DDD Melbourne 2018

Several of my friends in the tech scene in Melbourne had been very positive about previous iterations of DDD Melbourne – a not-for-profit, grassroots-organised developer conference, that always sold out – so was curious to check it out and was grateful when my friend Cameron arranged tix.

My first impressions were positive – volunteers were very visible in pink capes, the code of conduct was front and centre, the name tag was DIY / free text and lanyards were colour coded for photographic consent. The schedule was voted on by delegates, meaning that the sessions most desired were scheduled in bigger rooms, which worked really well, and the schedule was also printed on the back of the lanyard – this was super helpful. Rooms were colour-coded and easy to find with big signage. The venue unfortunately was really too small for the number of delegates – the official tally was just over 600, and trying to fit this many people into the Town Hall, especially for lunch and morning tea, made it a little crowded.

The content itself was also much better than I expected at a grassroots event, however I did observe that at least three of the presentations I went to were by professional developer advocates – people who are employed by tech companies to professionally present about the company’s platform or product, and the content was very Microsoft-heavy – given they were a key sponsor I didn’t know if they automatically got speaking slots as part of their sponsorship or not – this wasn’t made clear at all. The language coverage itself was also very Microsoft heavy – lots of C#, Visual Studio, Azure – and very little Python or other open source languages like PHP.
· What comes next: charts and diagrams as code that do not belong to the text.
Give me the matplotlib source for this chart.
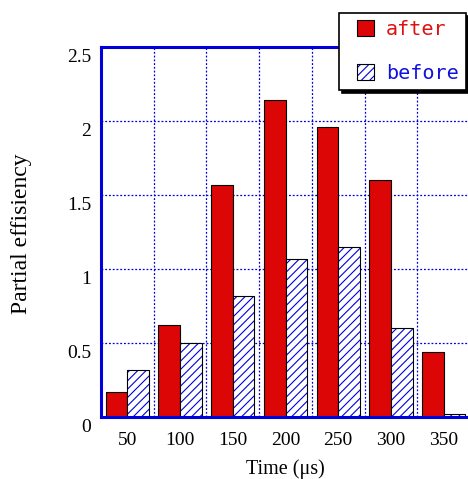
import numpy as np
import matplotlib
matplotlib.use('agg')
from matplotlib import pyplot as plt
from matplotlib.patches import Patch
from matplotlib.legend_handler import HandlerTuple, HandlerPatch
from matplotlib.transforms import ScaledTranslation

times = [50, 100, 150, 200, 250, 300, 350]
after = [0.17, 0.62, 1.57, 2.14, 1.96, 1.60, 0.44]
before = [0.32, 0.50, 0.82, 1.07, 1.15, 0.60, 0.02]
yticks = [0, 0.5, 1, 1.5, 2, 2.5]
ytick_labels = ['0', '0.5', '1', '1.5', '2', '2.5']
series_names = ['after', 'before']

red = '#dc0606'
blue = '#0000dd'
serif = 'Liberation Serif'

plt.rcParams['hatch.linewidth'] = 0.8

fig = plt.figure(figsize=(4.68, 4.79), dpi=100)
ax = fig.add_axes([101/468, 62/479, 369/468, 370/479])

x = np.array(times)
w = 20.5
ax.bar(x - w/2, after, w, color=red, edgecolor='black', linewidth=0.8, zorder=3)
ax.bar(x + w/2, before, w, color='white', edgecolor=blue, hatch='////', linewidth=0.5, zorder=3)
ax.bar(x + w/2, before, w, fill=False, edgecolor='black', linewidth=0.8, zorder=3)

ax.set_xlim(25, 375)
ax.set_ylim(0, 2.5)
ax.set_xticks(times)
ax.set_xticklabels([str(t) for t in times], fontfamily=serif, fontsize=14)
ax.set_xticks(x[:-1] + 25, minor=True)
ax.set_yticks(yticks)
ax.set_yticklabels(ytick_labels, fontfamily=serif, fontsize=14)
ax.tick_params(length=0, which='both')
ax.tick_params(axis='x', pad=11)
ax.tick_params(axis='y', pad=7)
for lab in ax.get_yticklabels():
    lab.set_transform(lab.get_transform() + ScaledTranslation(0, -0.09, fig.dpi_scale_trans))

ax.grid(axis='y', which='major', color=blue, linestyle=(0, (1.5, 1.5)), linewidth=0.9)
ax.grid(axis='x', which='minor', color=blue, linestyle=(0, (1.5, 1.5)), linewidth=0.9)
ax.set_axisbelow(True)

for side in ['left', 'bottom', 'top']:
    ax.spines[side].set_color(blue)
    ax.spines[side].set_linewidth(2.2)
    ax.spines[side].set_zorder(4)
ax.spines['right'].set_visible(False)

ax.set_xlabel('Time (μs)', fontfamily=serif, fontsize=14.5, va='center')
ax.xaxis.set_label_coords(0.5, (417 - 469) / 370)
ax.set_ylabel('Partial effisiency', fontfamily=serif, fontsize=17, va='center')
ax.yaxis.set_label_coords((22 - 101) / 369, (417 - 234) / 370)

# legend: small squares pushed right inside a wider handle box
h_after = Patch(facecolor=red, edgecolor='black', linewidth=0.8)
h_before = (Patch(facecolor='white', edgecolor=blue, hatch='////', linewidth=0.5),
            Patch(fill=False, edgecolor='black', linewidth=0.8))
leg = fig.legend([h_after, h_before], series_names,
                 handler_map={Patch: HandlerPatch(xpad=0.53),
                              tuple: HandlerTuple(ndivide=1, pad=0, xpad=0.53)},
                 loc='upper left', bbox_to_anchor=(339/468, 1 - 13/479),
                 borderaxespad=0, borderpad=0.36, handlelength=1.38, handleheight=0.85,
                 handletextpad=0.6, labelspacing=1.22,
                 prop={'family': 'DejaVu Sans Mono', 'size': 14.5},
                 labelcolor=['#e01010', '#1010e0'],
                 fancybox=False, framealpha=1, edgecolor='black',
                 shadow={'color': 'black', 'alpha': 1})
leg.get_frame().set_linewidth(1.2)

fig.savefig('out.png', dpi=100)
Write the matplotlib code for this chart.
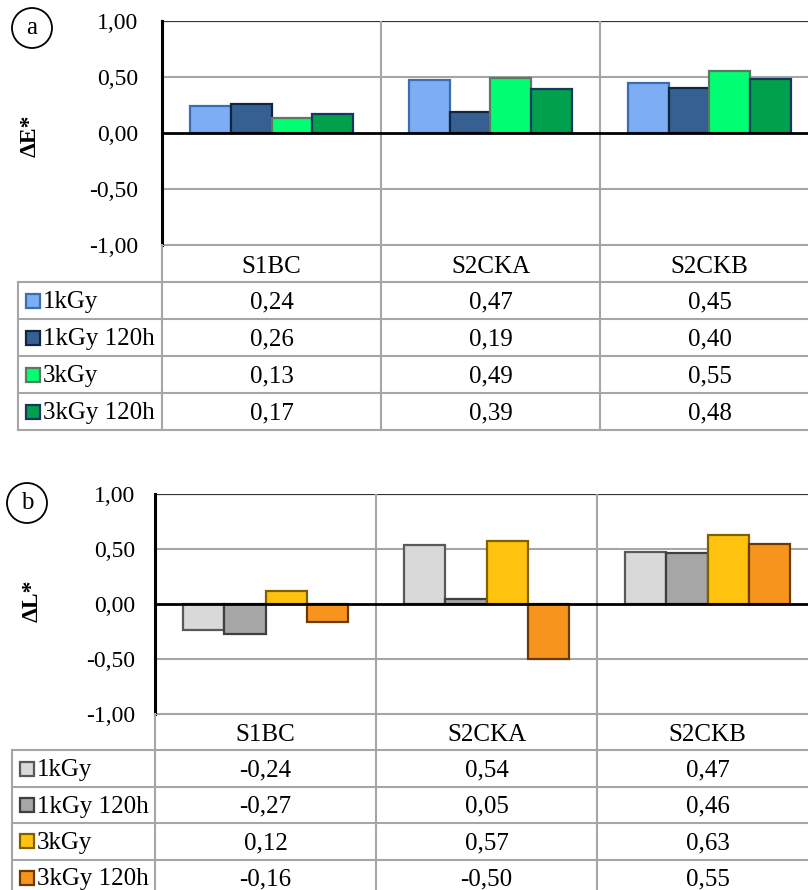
import matplotlib
matplotlib.use('Agg')
import matplotlib.pyplot as plt
from matplotlib.ticker import FuncFormatter, FixedLocator

plt.rcParams['font.family'] = ['Liberation Serif', 'DejaVu Serif']

# data
samples = ['S1BC', 'S2CKA', 'S2CKB']
series = ['1kGy', '1kGy 120h', '3kGy', '3kGy 120h']

dE_1kGy = [0.24, 0.47, 0.45]
dE_1kGy_120h = [0.26, 0.19, 0.40]
dE_3kGy = [0.13, 0.49, 0.55]
dE_3kGy_120h = [0.17, 0.39, 0.48]

dL_1kGy = [-0.24, 0.54, 0.47]
dL_1kGy_120h = [-0.27, 0.05, 0.46]
dL_3kGy = [0.12, 0.57, 0.63]
dL_3kGy_120h = [-0.16, -0.50, 0.55]

colors_a = ['#7dadf2', '#376092', '#00ff73', '#00a04c']
edges_a = ['#3c6db0', '#10253f', '#5a7a62', '#17375e']
colors_b = ['#d9d9d9', '#a6a6a6', '#ffc20e', '#f7941d']
edges_b = ['#595959', '#3f3f3f', '#7f6000', '#6b3a00']

W, H = 808, 890
FS = 17      # tick labels
FS_TAB = 18  # table text
GRID = '#a6a6a6'


def fmt(v):
    return f'{v:.2f}'.replace('.', ',')


def panel(rect_bar, rect_tab, legend_w, data, colors, edges, ylabel, ylab_xy, letter, letter_xy, tickpad):
    fig = plt.gcf()
    l, t, r, b = rect_bar
    ax = fig.add_axes([l / W, 1 - b / H, (r - l) / W, (b - t) / H])
    n = len(samples)
    bw = 0.186
    for i, vals in enumerate(data):
        xs = [c + 0.5 + (i - 1.5) * bw for c in range(n)]
        ax.bar(xs, vals, width=bw, color=colors[i], edgecolor=edges[i], linewidth=1.6, zorder=3)
    ax.set_xlim(0, n)
    ax.set_ylim(-1, 1)
    ax.yaxis.set_major_locator(FixedLocator([-1, -0.5, 0, 0.5, 1]))
    ax.yaxis.set_major_formatter(FuncFormatter(lambda v, p: fmt(v)))
    ax.tick_params(axis='y', length=0, labelsize=FS, pad=tickpad)
    ax.set_xticks([])
    for s in ['top', 'right', 'bottom']:
        ax.spines[s].set_visible(False)
    ax.spines['left'].set_linewidth(2.2)
    ax.spines['left'].set_color('black')
    for y in [-1, -0.5, 0.5]:
        ax.axhline(y, color=GRID, lw=1.5, zorder=1)
    ax.axhline(1, color='#333333', lw=1.6, zorder=1)
    ax.axhline(0, color='black', lw=2.0, zorder=4)
    for c in range(1, n):
        ax.axvline(c, color=GRID, lw=1.5, zorder=1)
    fig.text(ylab_xy[0] / W, 1 - ylab_xy[1] / H, ylabel, rotation=90, ha='center', va='center',
             fontsize=17, fontweight='bold')

    # data table
    l2, t2, r2, b2 = rect_tab
    px_cat = (r2 - l2) / (n + legend_w)
    tx = fig.add_axes([l2 / W, 1 - b2 / H, (r2 - l2) / W, (b2 - t2) / H])
    tx.set_xlim(-legend_w, n)
    tx.set_ylim(len(series) + 1, 0)
    tx.axis('off')
    tx.plot([0, n], [0, 0], color=GRID, lw=1.5)
    for k in range(1, len(series) + 2):
        tx.plot([-legend_w, n], [k, k], color=GRID, lw=1.5, clip_on=False)
    tx.plot([-legend_w, -legend_w], [1, len(series) + 1], color=GRID, lw=1.5, clip_on=False)
    for c in range(0, n):
        tx.plot([c, c], [0, len(series) + 1], color=GRID, lw=1.5, clip_on=False)
    for c, name in enumerate(samples):
        tx.text(c + 0.5, 0.75, name, ha='center', va='baseline', fontsize=FS_TAB)
    for i, vals in enumerate(data):
        yb = i + 1.71
        tx.plot([-legend_w + 15 / px_cat], [i + 1.5], marker='s', markersize=9.5,
                markerfacecolor=colors[i], markeredgecolor=edges[i], markeredgewidth=1.6)
        tx.text(-legend_w + 25 / px_cat, yb, series[i], ha='left', va='baseline', fontsize=FS_TAB)
        for c, v in enumerate(vals):
            tx.text(c + 0.5, yb, fmt(v), ha='center', va='baseline', fontsize=FS_TAB)

    fig.text(letter_xy[0] / W, 1 - letter_xy[1] / H, letter, ha='center', va='center', fontsize=FS_TAB,
             bbox=dict(boxstyle='circle,pad=0.36', fc='white', ec='black', lw=1.3))


fig = plt.figure(figsize=(W / 100, H / 100), dpi=100)

panel((162, 21, 819, 245), (18, 245, 819, 430), 144 / 219,
      [dE_1kGy, dE_1kGy_120h, dE_3kGy, dE_3kGy_120h], colors_a, edges_a,
      'ΔE*', (30, 136), 'a', (32, 28), 17)

panel((155, 494, 818, 714), (12, 714, 818, 896), 143 / 221,
      [dL_1kGy, dL_1kGy_120h, dL_3kGy, dL_3kGy_120h], colors_b, edges_b,
      'ΔL*', (32, 601), 'b', (27, 503), 14)

fig.savefig('out.png', dpi=100)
NOTE: I currently contract in a similar role at Mycroft.AI

I did find it a little odd that the event was Microsoft-sponsored, but there wasn’t any GitHub presence at all. Interesting, there wasn’t any presence from GCP or AWS – likely because of the Microsoft sponsorship and their competing Azure product.

Overall, I found it a bit too pitched at the junior-dev end of the spectrum, and too Microsoft-heavy for my tastes – but a well run, safe event that has matured beyond its grassroots beginnings.

Keynote: A Day in the Life of a CEO – Dayle Stevens, CIO, AGL Energy

Dayle Stevens - DDD Melbourne 2018

Dayle provided a real-life insight into the daily routine of a CIO – highlight how important it is to keep up to date with mission critical information, and the constant tension between a heavily filled operational schedule of back to back meetings, and the need to be focused strategically and on longer time horizons – against a backdrop of constant context-switching.  Her experiences were authentic and realistic – and highlighted that in large organisations that the operating rhythm is set via the content of conversations –

“it’s all about talking with people”.

She is inspired by the ability to drive the direction of the company – and underscored that these days, every company is underpinned by technology, so having a technology role within a company allows you to have a stronger involvement in the overall organisational strategy. Dayle went on to explain that a key challenge for companies today is the complexity of technology – many companies are old – and some still have technology from 50 years ago – so CIOs are not just dealing with “two-speed” IT – they’re working on “three-speed” IT;

  • dealing with legacy technology
  • dealing with the digital transformation of today
  • and needing to embrace the emerging technology of tomorrow

The role of the CIO as a cross-organisational role, that touches every line of business and every function, and is integral to process improvement, was underscored using a business model canvas, covering;

  • Strategy
  • Structure
  • Systems
  • Style
  • Staff
  • Skills

all combined under the umbrella of shared values – and Dayle noted that her job wasn’t just to interface with senior leadership, but to “empower everyone in the organisation”.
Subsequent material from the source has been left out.